Work to do – Gather up every line from the entries below that uses the word "this".

+++ Dataset records

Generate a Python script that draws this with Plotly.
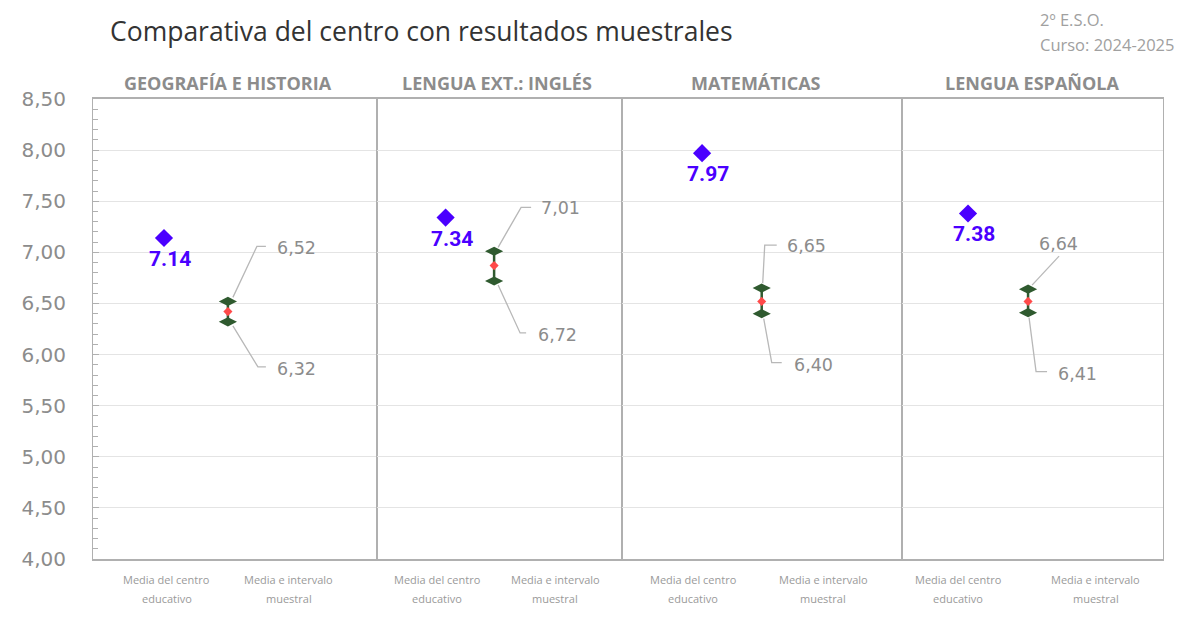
import plotly.graph_objects as go

# ---------------- data ----------------
subjects = ["GEOGRAFÍA E HISTORIA", "LENGUA EXT.: INGLÉS", "MATEMÁTICAS", "LENGUA ESPAÑOLA"]
centro = [7.14, 7.34, 7.97, 7.38]          # Media del centro educativo
upper = [6.52, 7.01, 6.65, 6.64]           # intervalo muestral (límite superior)
lower = [6.32, 6.72, 6.40, 6.41]           # intervalo muestral (límite inferior)
media_muestral = [6.42, 6.87, 6.52, 6.52]  # media muestral (punto rojo)
cat_labels = [["Media del centro", "educativo"], ["Media e intervalo", "muestral"]]
title_text = "Comparativa del centro con resultados muestrales"
info_lines = ["2º E.S.O.", "Curso: 2024-2025"]

# ---------------- layout constants ----------------
W, H = 1195, 620
OX, OY = 8, 8                      # page body margin
PL, PR, PT, PB = 93, 1163, 99, 559  # target plot box on screen
ML, MT = PL - OX, PT - OY
PW, PH = PR - PL, PB - PT
MR, MB = W - ML - PW, H - MT - PH
panel_px = [93, 377, 622, 902, 1163]
domains = [[(panel_px[i] - PL) / PW, (panel_px[i + 1] - PL) / PW] for i in range(4)]
pos_centro = [0.25, 0.28, 0.286, 0.253]
pos_interv = [0.475, 0.478, 0.499, 0.483]
pos_cat = [[0.26, 0.69], [0.245, 0.727], [0.254, 0.718], [0.215, 0.743]]
title_pos = [0.475, 0.49, 0.479, 0.498]

up_leader = [[(5, -4), (29, -55), (38, -55)], [(4, -4), (27, -44), (37, -44)],
             [(1, -5), (3, -43), (15, -43)], [(4, -4), (31, -33)]]
up_text = [(47, -53), (45, -43), (23, -42), (9, -45)]
lo_leader = [[(5, 4), (30, 45), (38, 45)], [(4, 4), (26, 52), (32, 52)],
             [(2, 5), (10, 49), (20, 49)], [(1, 5), (8, 59), (19, 59)]]
lo_text = [(47, 47), (42, 54), (30, 51), (28, 61)]

BLUE = "#4a00ff"
GREEN = "#2f5a2f"
RED = "#ff4a4a"
GRAY_AX = "#b0b0b0"
GRAY_TXT = "#8c8c8c"

fig = go.Figure()
shapes = []
annotations = []

for i in range(4):
    xa = "x" if i == 0 else f"x{i+1}"
    ya = "y" if i == 0 else f"y{i+1}"
    fig.add_trace(go.Scatter(
        x=[pos_centro[i]], y=[centro[i]], xaxis=xa, yaxis=ya,
        mode="markers",
        marker=dict(symbol="diamond", size=14, color=BLUE),
        showlegend=False, hoverinfo="skip"))
    annotations.append(dict(x=pos_centro[i], y=centro[i], xref=xa, yref=ya,
                            text=f"{centro[i]:.2f}", showarrow=False,
                            xanchor="center", yanchor="middle", xshift=6, yshift=-21,
                            font=dict(family="Roboto", size=21, color=BLUE, weight="bold")))
    fig.add_trace(go.Scatter(
        x=[pos_interv[i], pos_interv[i]], y=[lower[i], upper[i]], xaxis=xa, yaxis=ya,
        mode="lines+markers",
        line=dict(color=GREEN, width=2.5),
        marker=dict(symbol="diamond-wide", size=13, color=GREEN),
        showlegend=False, hoverinfo="skip"))
    fig.add_trace(go.Scatter(
        x=[pos_interv[i]], y=[media_muestral[i]], xaxis=xa, yaxis=ya,
        mode="markers",
        marker=dict(symbol="diamond", size=7, color=RED),
        showlegend=False, hoverinfo="skip"))

    for val, pts in ((upper[i], up_leader[i]), (lower[i], lo_leader[i])):
        path = "M " + " L ".join(f"{px},{-py}" for px, py in pts)
        shapes.append(dict(type="path", xref=xa, yref=ya, xsizemode="pixel", ysizemode="pixel",
                           xanchor=pos_interv[i], yanchor=val, path=path,
                           line=dict(color="#b8b8b8", width=1.3)))
    for val, (tx, ty) in ((upper[i], up_text[i]), (lower[i], lo_text[i])):
        annotations.append(dict(x=pos_interv[i], y=val, xref=xa, yref=ya,
                                text=f"{val:.2f}".replace(".", ","), showarrow=False,
                                xanchor="left", yanchor="middle", xshift=tx, yshift=-ty,
                                font=dict(family="DejaVu Sans", size=17.5, color=GRAY_TXT)))
    annotations.append(dict(x=title_pos[i], y=1, xref=f"{xa} domain", yref="paper",
                            text=subjects[i], showarrow=False, xanchor="center", yanchor="middle",
                            yshift=PT - 83, font=dict(family="Open Sans", size=18, color=GRAY_TXT,
                                                      weight="bold")))
    for k in range(2):
        for line_no, txt in enumerate(cat_labels[k]):
            annotations.append(dict(x=pos_cat[i][k], y=0, xref=xa, yref="paper",
                                    text=txt, showarrow=False, xanchor="center", yanchor="middle",
                                    yshift=-(579 - PB) - 19 * line_no,
                                    font=dict(family="Open Sans", size=11, color="#9a9a9a")))

annotations.append(dict(x=(108 - PL) / PW, y=1, xref="paper", yref="paper", text=title_text,
                        showarrow=False, xanchor="left", yanchor="middle", yshift=PT - 31,
                        font=dict(family="Open Sans", size=26.5, color="#333333")))
for j, line in enumerate(info_lines):
    annotations.append(dict(x=(1038 - PL) / PW, y=1, xref="paper", yref="paper", text=line,
                            showarrow=False, xanchor="left", yanchor="middle",
                            yshift=PT - (19 + 25 * j),
                            font=dict(family="Open Sans", size=16.5, color="#a0a0a0")))

layout = dict(
    width=W, height=H, margin=dict(l=ML, r=MR, t=MT, b=MB),
    paper_bgcolor="white", plot_bgcolor="white",
    separators=",.", shapes=shapes, annotations=annotations,
    showlegend=False,
)
for i in range(4):
    xk = "xaxis" if i == 0 else f"xaxis{i+1}"
    yk = "yaxis" if i == 0 else f"yaxis{i+1}"
    layout[xk] = dict(domain=domains[i], range=[0, 1], showgrid=False, zeroline=False,
                      showticklabels=False, ticks="", showline=True, mirror=True,
                      linecolor=GRAY_AX, linewidth=2, anchor="y" if i == 0 else f"y{i+1}",
                      fixedrange=True)
    yd = dict(range=[4, 8.5], dtick=0.5, tick0=4, tickformat=".2f", showgrid=True,
              gridcolor="#e4e4e4", gridwidth=1, zeroline=False, showline=True, mirror=True,
              linecolor=GRAY_AX, linewidth=1.1,
              anchor="x" if i == 0 else f"x{i+1}", fixedrange=True)
    if i == 0:
        yd.update(showticklabels=True, ticks="inside", ticklen=6, tickcolor=GRAY_AX,
                  tickfont=dict(family="DejaVu Sans", size=20, color=GRAY_TXT),
                  ticklabelstandoff=22,
                  minor=dict(dtick=0.1, ticks="inside", ticklen=5, tickcolor=GRAY_AX, showgrid=False))
    else:
        yd.update(showticklabels=False, ticks="", matches="y")
    layout[yk] = yd

fig.update_layout(**layout)
fig.write_html("out.html")
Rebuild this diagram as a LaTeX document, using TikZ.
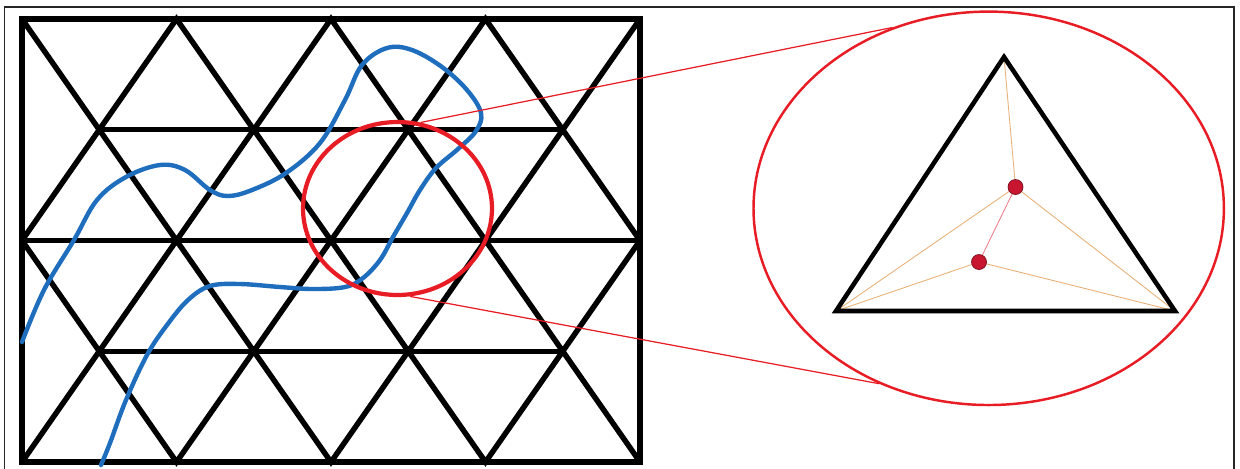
\documentclass[tikz,border=0pt]{standalone}
\usetikzlibrary{shapes.geometric}
\definecolor{curveblue}{RGB}{31,110,190}
\definecolor{lensred}{RGB}{232,28,36}
\definecolor{tanline}{RGB}{232,178,122}
\definecolor{pinkline}{RGB}{238,128,140}
\definecolor{dotred}{RGB}{200,22,48}
\tikzset{
    latline/.style={line width=3.1pt, line join=miter},
    lensring/.style={draw=lensred, ellipse, inner sep=0pt, line width=#1},
    zoomline/.style={lensred, line width=0.7pt},
    steiner/.style={tanline, line width=0.5pt},
    dot/.style={circle, fill=dotred, draw=dotred!60!black, line width=0.4pt,
        inner sep=0pt, minimum size=0.3cm}
}
\begin{document}
\begin{tikzpicture}[x=0.02cm, y=-0.02cm]
    \useasboundingbox (0,0) rectangle (1240,468);
    \fill[white] (0,0) rectangle (1240,468);

    % Outer frame
    \draw[line width=1.1pt, black!85] (4.5,470) -- (4.5,7) -- (1234,7) -- (1234,470);

    % Lattice points
    \foreach \r in {0,...,4}
        \foreach \i in {0,...,4}
            \coordinate (v\r\i) at ({22+154.5*\i+77.25*mod(\r,2)}, {19+110.75*\r});

    % Triangle lattice
    \foreach \e/\o in {0/1,2/1,2/3,4/3}
        \draw[latline] (v\e0) -- (v\o0) -- (v\e1) -- (v\o1) -- (v\e2) -- (v\o2)
            -- (v\e3) -- (v\o3) -- (v\e4);
    \draw[latline] (v00) rectangle (v44);
    \draw[latline] (v20) -- (v24);
    \foreach \r in {1,3}
        \draw[latline] (v\r0) -- (v\r3);

    % Blue crack curve
    \draw[curveblue, line width=2.5pt, line cap=round] plot[smooth, tension=0.6] coordinates {
        (22,342) (44,290) (74,240) (97,200) (126,177) (160,165) (185,170) (210,190)
        (228,196) (252,190) (286,173) (320,143) (345,100) (362,65) (387,48) (412,50)
        (442,67) (467,90) (481,113) (476,131) (458,149) (436,168) (420,190) (407,213)
        (393,237) (380,260) (363,278) (345,287) (313,289) (280,287) (240,284) (210,286)
        (188,300) (167,325) (147,355) (126,400) (110,443) (101,465)};

    % Zoom circle and enlarged view
    \node[lensring=2.4pt, minimum width=3.78cm, minimum height=3.46cm] (lens) at (397.5,208.5) {};
    \node[lensring=1.4pt, minimum width=9.41cm, minimum height=7.87cm] (view) at (988.7,208.3) {};
    \draw[zoomline] (lens.75) -- (view.118);
    \draw[zoomline] (lens.-82) -- (view.238);

    % Enlarged element
    \coordinate (top) at (1004,57);
    \coordinate (bl) at (836,311);
    \coordinate (br) at (1175,311);
    \coordinate (p1) at (1015.5,187);
    \coordinate (p2) at (979,262);

    \draw[steiner] (top) -- (p1);
    \draw[steiner] (bl) -- (p1);
    \draw[steiner] (bl) -- (p2);
    \draw[steiner] (br) -- (p1);
    \draw[steiner] (br) -- (p2);
    \draw[steiner, pinkline] (p1) -- (p2);

    \draw[line width=2.6pt, line join=miter] (top) -- (bl) -- (br) -- cycle;

    \node[dot] (d1) at (p1) {};
    \node[dot] (d2) at (p2) {};
\end{tikzpicture}
\end{document}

++++++

Exercise response –
Generate a Python script that draws this with Plotly.
Rebuild this diagram as a LaTeX document, using TikZ.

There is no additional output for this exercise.